One may hypothesize that as the consumerist urban bourgeoisie grew in
strength, numbers, and self-identity, a demand arose for a music which
reflected its own self-image and aesthetic values. Such a music would have
to be more genteel than the raucous and lowest-common-denominator film
music, and yet it needed to be simpler and more accessible than classical
music, constituting, in Birmingham School terms, a "rearticulation" of the
elite semi classical ghazal. As more middle class consumers were able to
afford phonographs, the potential began to emerge for a new pan-regional
popular music which could be, for the first time, independent of films. A
modernized, simplified pop ghazal was the ideal genre for such an
audience, and it correspondingly began to flourish as such around 1977.

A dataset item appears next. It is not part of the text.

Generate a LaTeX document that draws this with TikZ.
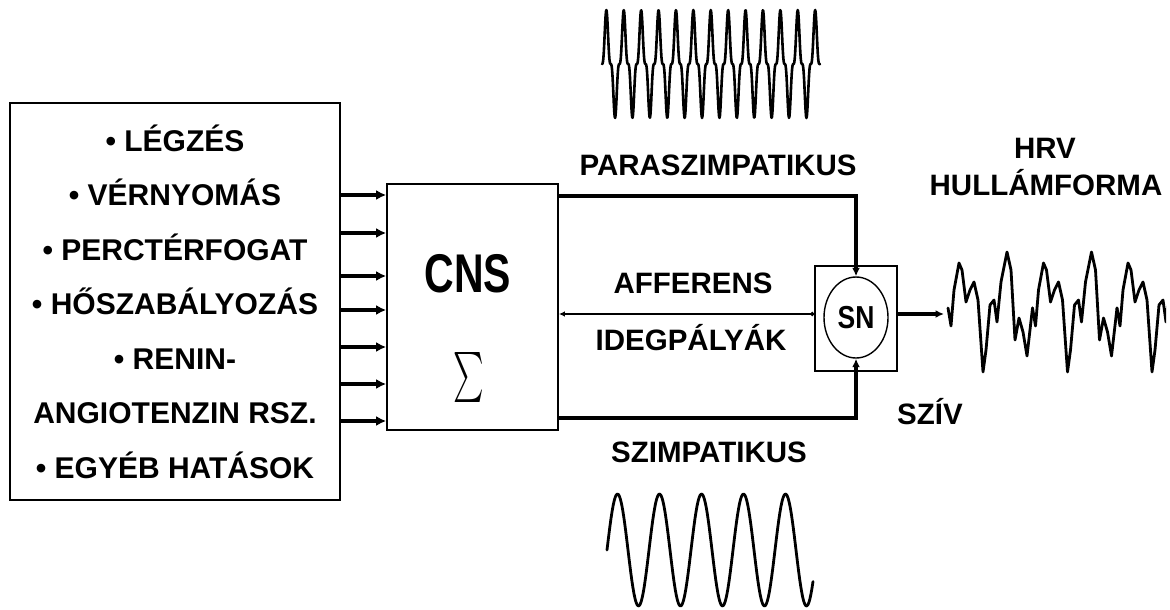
\documentclass[tikz,border=0pt]{standalone}
\usepackage{fontspec}
\setmainfont{Liberation Sans}
\usetikzlibrary{arrows.meta,shapes.geometric}

\begin{document}
\begin{tikzpicture}[x=1pt, y=-1pt,
            doboz/.style={draw=black, line width=1.5pt, inner sep=0pt},
            felirat/.style={font=\fontsize{29.5}{30}\selectfont\bfseries},
            bemenet/.style={line width=3.4pt, -{Latex[length=10pt,width=10pt]}},
            palya/.style={line width=3.2pt, -{Latex[length=8.5pt,width=8pt]}},
            afferens/.style={line width=1.4pt, {Circle[length=4pt]}-{Latex[length=6pt,width=5.5pt]}},
            hullam/.style={line width=2.8pt, line join=round, line cap=round}
        ]
        \useasboundingbox (0,0) rectangle (1170,610);

        % --- TENYEZOK ---
        \node[doboz, minimum width=330pt, minimum height=397pt, align=center,
              font=\fontsize{30}{54.5}\selectfont\bfseries] (tenyezok) at (175,301.5)
            {• LÉGZÉS\\ • VÉRNYOMÁS\\ • PERCTÉRFOGAT\\ • HŐSZABÁLYOZÁS\\ • RENIN-\\ ANGIOTENZIN RSZ.\\ • EGYÉB HATÁSOK};

        % --- CNS ---
        \node[doboz, line width=1.7pt, minimum width=171pt, minimum height=246pt] (cns) at (472.5,307) {};
        \node[font=\fontsize{41}{41}\selectfont\bfseries, inner sep=0pt] (cnsfelirat) at (468,274)
            {\scalebox{1}[1.33]{CNS}};
        \node[inner sep=0pt] (szumma) at (468.5,377.5) {\scalebox{2.9}[5]{$\sum$}};

        \foreach \y [count=\i] in {195,233,276,310,347,384,421} {
            \coordinate (be\i) at (tenyezok.east |- 0,\y);
            \draw[bemenet] (be\i) -- (be\i -| cns.west);
        }

        % --- SZIV ---
        \node[doboz, minimum width=82pt, minimum height=105pt] (snkeret) at (856,318.5) {};
        \node[ellipse, draw=black, line width=1.4pt, inner sep=0pt, minimum width=64pt, minimum height=81pt,
              font=\fontsize{26.5}{26.5}\selectfont\bfseries] (sn) at (856,317.5) {\scalebox{1}[1.2]{SN}};

        \draw[palya] (cns.east |- 0,196) -| (sn.north);
        \draw[palya] (cns.east |- 0,418) -| (sn.south);
        \draw[afferens] (snkeret.west |- 0,314) -- (cns.east |- 0,314);
        \coordinate (hrvbe) at (944,314);
        \draw[palya] (snkeret.east |- 0,314) -- (hrvbe);

        % --- FELIRATOK ---
        \node[felirat] (para) at (718,165) {PARASZIMPATIKUS};
        \node[felirat] (aff) at (693,283) {AFFERENS};
        \node[felirat] (ideg) at (691,338) {IDEGPÁLYÁK};
        \node[felirat] (szimp) at (709,452) {SZIMPATIKUS};
        \node[felirat] (hrv) at (1045,148) {HRV};
        \node[felirat] (hullamforma) at (1046,183) {HULLÁMFORMA};
        \node[felirat] (sziv) at (930,412) {SZÍV};

        % --- HULLAMOK ---
        \draw[hullam, line width=2.6pt] plot[domain=602:820, samples=500]
            (\x, {64 - 54*sin((\x-602)/17.4*360)*sin((\x-602)/17.4*360)*sin((\x-602)/17.4*360)});
        \draw[hullam] plot[domain=607:813, samples=200]
            (\x, {550 - 56*sin((\x-607)/42*360)});

        \begin{scope}
            \clip (945,240) rectangle (1166,385);
            \foreach \s in {0,84.5,169}
                \draw[hullam, xshift=\s pt] (948,308) -- (951,326) -- (954,290) -- (959,263) -- (962,270)
                    -- (966,302) -- (970,290) -- (974,282) -- (978,300) -- (983,372) -- (986,350)
                    -- (990,305) -- (994,300) -- (997,322) -- (1001,282) -- (1007,252) -- (1011,270)
                    -- (1015,340) -- (1019,318) -- (1023,332) -- (1027,356) -- (1032.5,308);
        \end{scope}
    \end{tikzpicture}
\end{document}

In order to achieve a genuinely mass audience, however, it required a mass
medium which was cheaper and more accessible than records, and yet still
distinct from cinema. The spread of cassette players among the upper and
middle classes in the late 1970s provided the essential catalyst for the
flowering of the modern ghazal as the first pan-regional commercial genre
to challenge the dominance of film music and its coterie of stars and
producers.
The modern ghazal, as befits the composition and tastes of its audience,
retains a distinctly aristocratic, courtly image (or, one might say,
pretension). Singers appear on stage and on cassette covers dressed in
fine Muslim-style kurtas and sherwanis. Cassettes often feature canned
(artificially inserted) exclamations of "wah wah!" (bravo!) intended to
suggest the ambiance of the genteel courtesan salon ormusha'ra (poetry
reading). In the use of tabla (as opposed to bongos, or folk barrel
drum), occasional tame improvisations, ghazal form, and the Urdu language
itself, the modern ghazal retains some of the mannerisms, if not the
substantive content, of the traditional light-classical ghazal enjoyed by
the Urdu-speaking nobility of previous generations. Thus the entire
identity and core audience of the modern ghazal are quite distinct from
those of the mainstream film song. Journalistic critics, for their part,
are quick to deplore the occasional presence of film elements in the
contemporary ghazal, such as the usage of borrowed film melodies. At the
same time, the modern ghazal is clearly more accessible, in style,
diction, and patterns of dissemination, than was its highbrow predecessor,
the audience of which consisted primarily (though not exclusively) of
aristocrats steeped in refined Urdu culture. Thus, for example, whereas
the aesthetic substance of the light-classical ghazal was the process of
textual-melodic improvisation (bol banao), cassettes of modern ghazals are
aimed at musically less-educated consumers who expect lyrical, fixed
tunes.
The absence of improvisation renders the modern ghazal fundamentally
different in aesthetic content and import from its light-classical
antecedent, and more akin to a git (geet)--literally "song," but,
implicitly, a precomposed commercial song. Journalist critics tend to
disparage this development, as in the following excerpt from a concert
review: Gone are the days of the expansive, free ghazal. Its difference
from the circumscribed and hide-bound geet is fast obliterated. Vocalist
Sonali Jalota is one of the few singers to openly acknowledge this
development, such that in concert she invariably announces such songs
gitnuma-ghazal (git-style ghazal). Modern vocalists, like their
predecessors, tend to sing the works of contemporary poets as well as old
favorites by past masters. Rather than indicating a decline, the
preference for contemporary verses, even if often inferior to the
classics, can be regarded as an indication of the continued vitality and
evolution of the ghazal as poetry. As has often been observed, mediocre
poems may make effective song texts, just as much great poetry lends
itself poorly to musical rendering.
Nevertheless, aficionados of Urdu verse tend to regard the majority of
verse sung by modern singers as markedly inferior when judged by past
standards. While traditional themes, metaphors, and imagery are retained,
many modern ghazals seem more sentimental than classical Urdu verse, which
treats lover and beloved more as archetypes. Much of what is popularized
by the contemporary stars consists of shallow, inconsequential, and
hackneyed verse, reiterating tired clichs whose triviality, for annoyed
connoisseurs, is only heightened by the artificiality of the canned
"wah-wahs" following them on cassettes. Of course, there have always been
dozens of ordinary poets for each talented one--especially in a genre so
widely cultivated as the Urdu ghazal. Perhaps what invites the purists'
scorn is the modern ghazal's unprecedented mass dissemination, which
popularizes otherwise forgettable verse among vast audiences.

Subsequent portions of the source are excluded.